RBS has denied systematically abusing its customers.

'Fair and balanced'

An FCA spokesman said the regulator welcomed "further dialogue" with the Treasury Committee on providing assurance about the publication of the summary.

He added: "The FCA has committed to publishing a detailed summary of the GRG report.

"To provide assurance on the summary, we previously asked an independent external counsel to confirm that it is a fair and balanced account of the full report's findings."

Lord Cromwell, who co-chairs the All Party Parliamentary Group on Fair Business Banking, said that even after the detailed summary is given "questions will inevitably remain as to what has been kept secret and why... and who has the whip hand - the regulator or the banks?"

RBS's Global Restructuring Group operated between 2005 and 2013 and at its peak handled 16,000 companies.

The unit would step in when businesses had missed a loan repayment, or had a notable dip in sales or profits, and was marketed as a turnaround specialist.

But the FCA report found that companies placed in the group had little chance of getting out of it. Only 10% returned to the main RBS bank intact.

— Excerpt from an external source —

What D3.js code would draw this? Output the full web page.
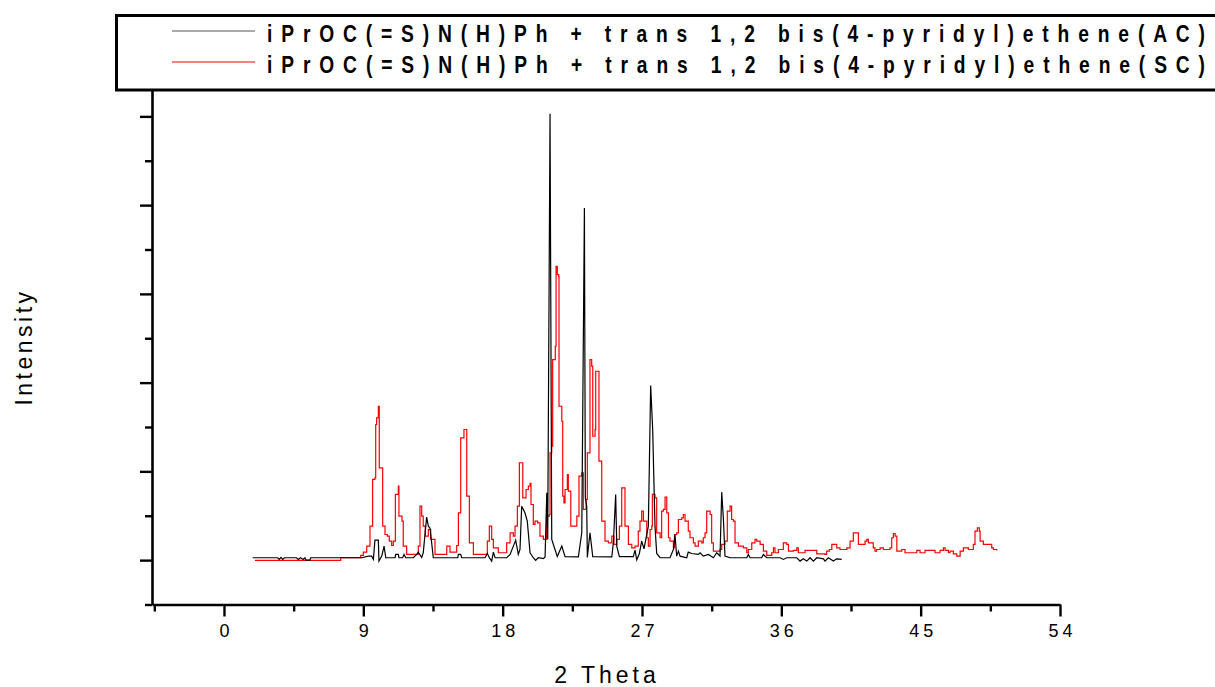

At the end of 2014, 69% of firms were still in the successor to GRG.

Many of those businesses remained tied into complex loans with the bank in the form of derivatives linked to interest rates, from which it is often too expensive to leave.

RBS said it had apologised for previous mistreatment of some customers and had taken steps to put things right, including a new complaints process and an automatic refund of complex fees paid by these customers.